26 de julio de 2015

Genetistas del absurdo



Es tragicómica la certeza de Oriol Junqueras, ese tipo tocado por la gracia de la belleza y el encanto personal que recuerda enormemente a Cary Grant, de la diferencia genética entre el ancestral pueblo catalán y el resto de los españoles, echando mano de un supuesto estudio.
La comedia de esta pantomima reside en que una región por la que pasaron indistintamente fenicios, griegos, etruscos, romanos y todo Cristo y que en las últimas centurias ha acogido a numerosos extremeños, andaluces, manchegos o aragoneses que sacaron adelante su maquinaria industrial, quiera venirse ahora con teorías genetistas y gaitas, en plan pueblo ario.
La tragedia está en que nada de esto es nuevo, y aquí nos suena bastante: en el País Vasco llevan décadas sufriendo el daño que las ideas de un visionario nazi adelantado a su tiempo llamado Sabino Arana hizo en una población peligrosamente dogmatizada y dividida por el veneno del odio.
Que una región o una ciudad abierta como Barcelona, siempre presumiendo de cosmopolita y habiendo sido vanguardia cultural durante tantos años, mezcla de razas y proyectos y abierta a ese mediterráneo viejo y sabio, sufra ahora el retroceso presionada por los que desean hacerla cerrada en sí misma, intransigente, persecutoria, impositiva de una sola lengua, alejada de la diversidad y fomentando la confrontación, es bastante triste.
Y preocupante para las nuevas generaciones, para los chavales en edad escolar cuya educación puede estar profundamente sesgada, inculcado ideales perniciosos e historia tergiversada, el adoctrinamiento férreo que impone toda idea única.

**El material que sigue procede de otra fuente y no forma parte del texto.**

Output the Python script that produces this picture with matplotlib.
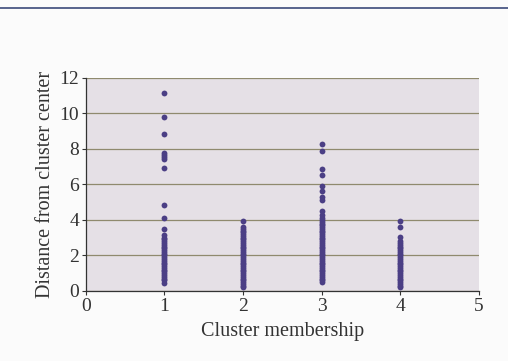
import matplotlib
matplotlib.use("Agg")
import matplotlib.pyplot as plt
from matplotlib.lines import Line2D

# Distances from cluster center
cluster1 = [11.15, 9.8, 8.85, 7.75, 7.65, 7.55, 7.45, 6.9, 4.85, 4.1, 3.5, 3.15,
            3.0, 2.9, 2.8, 2.7, 2.6, 2.5, 2.4, 2.3, 2.2, 2.1, 2.0, 1.9, 1.8, 1.7,
            1.6, 1.5, 1.4, 1.3, 1.2, 1.1, 1.0, 0.9, 0.8, 0.7, 0.6, 0.45]
cluster2 = [3.95, 3.6, 3.5, 3.4, 3.3, 3.2, 3.1, 3.0, 2.9, 2.8, 2.7, 2.6, 2.5,
            2.4, 2.3, 2.2, 2.1, 2.0, 1.9, 1.8, 1.7, 1.6, 1.5, 1.4, 1.3, 1.2,
            1.1, 1.0, 0.9, 0.8, 0.7, 0.6, 0.5, 0.4, 0.3, 0.25]
cluster3 = [8.3, 7.9, 6.85, 6.55, 5.9, 5.65, 5.3, 5.1, 4.5, 4.3, 4.1, 4.0, 3.9,
            3.8, 3.7, 3.6, 3.5, 3.4, 3.3, 3.2, 3.1, 3.0, 2.9, 2.8, 2.7, 2.6,
            2.5, 2.4, 2.3, 2.2, 2.1, 2.0, 1.9, 1.8, 1.7, 1.6, 1.5, 1.4, 1.3,
            1.2, 1.1, 1.0, 0.9, 0.8, 0.7, 0.6, 0.5]
cluster4 = [3.95, 3.6, 3.05, 2.8, 2.7, 2.6, 2.5, 2.4, 2.3, 2.2, 2.1, 2.0, 1.9,
            1.8, 1.7, 1.6, 1.5, 1.4, 1.3, 1.2, 1.1, 1.0, 0.9, 0.8, 0.7, 0.6,
            0.5, 0.4, 0.3, 0.25]
clusters = [cluster1, cluster2, cluster3, cluster4]
x_ticks = [0, 1, 2, 3, 4, 5]
y_ticks = [0, 2, 4, 6, 8, 10, 12]

serif = ["Liberation Serif", "DejaVu Serif"]

fig = plt.figure(figsize=(5.08, 3.61), dpi=100)
fig.patch.set_facecolor("#fbfbfb")
ax = fig.add_axes([0.169, 0.194, 0.774, 0.590])
ax.set_facecolor("#e5e0e6")

for i, vals in enumerate(clusters, start=1):
    ax.plot([i] * len(vals), vals, linestyle="none", marker="o",
            markersize=4.2, markeredgewidth=0, color="#4b3f85", zorder=3)

ax.set_xlim(0, 5)
ax.set_ylim(0, 12)
ax.set_xticks(x_ticks)
ax.set_yticks(y_ticks)
ax.yaxis.grid(True, color="#8f8a6e", linewidth=0.9)
ax.set_axisbelow(True)
for s in ["top", "right"]:
    ax.spines[s].set_visible(False)
for s in ["left", "bottom"]:
    ax.spines[s].set_color("#333333")
    ax.spines[s].set_linewidth(0.9)
ax.tick_params(axis="both", direction="out", length=3, width=0.8,
               color="#333333", labelsize=14, labelcolor="#333333", pad=2)
for lab in ax.get_xticklabels() + ax.get_yticklabels():
    lab.set_family(serif)

ax.set_xlabel("Cluster membership", fontsize=14.5, family=serif,
              color="#333333", labelpad=5)
ax.set_ylabel("Distance from cluster center", fontsize=14.5, family=serif,
              color="#333333", labelpad=3)

fig.add_artist(Line2D([0, 1], [1 - 8 / 361, 1 - 8 / 361],
                      transform=fig.transFigure, color="#3c4a7a", linewidth=1.2))

fig.savefig("out.png", dpi=100, facecolor=fig.get_facecolor())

No es sólo que todos los imbéciles están orgullosos de haber nacido en alguna parte y pretendan hacer de ese hecho fortuito una bandera de batalla, sino que no existe nacionalismo sin su componente racista, como también incluye la insultante búsqueda de hechos diferenciadores o excluyentes, donde late, tras el corazón del dogma, una profunda xenofobia.
La comicidad también reside en que a veces este nacionalismo retrógrado y delirante quiere disfrazarse de progresismo, encandilando a tanto bobo simplista que se siente atraído por todo lo que le parezca rompedor o revolucionario, aunque choque de manera frontal con las ideas que supuestamente alberga en su apasionado interior.
La idea de nación como ente tangible tiene algo de supersticioso, la exaltación de lo colectivo frente al individuo contiene todas las esencias de lo alienante y de la masa, y frente al rencor inexplicable y patológico de los nacionalistas más deleznables, a veces te encuentras y disfrutas con personas sensatas que defienden con orgullo la militancia en el racionalismo, con las únicas armas del sentido común, la cultura, la independencia ideológica y la libertad de pensamiento, para así poder rechazar con sano desprecio tanto tarugo resentido, tanta exhibición de símbolos y banderas, tanto diferencial genético y tanta mierda.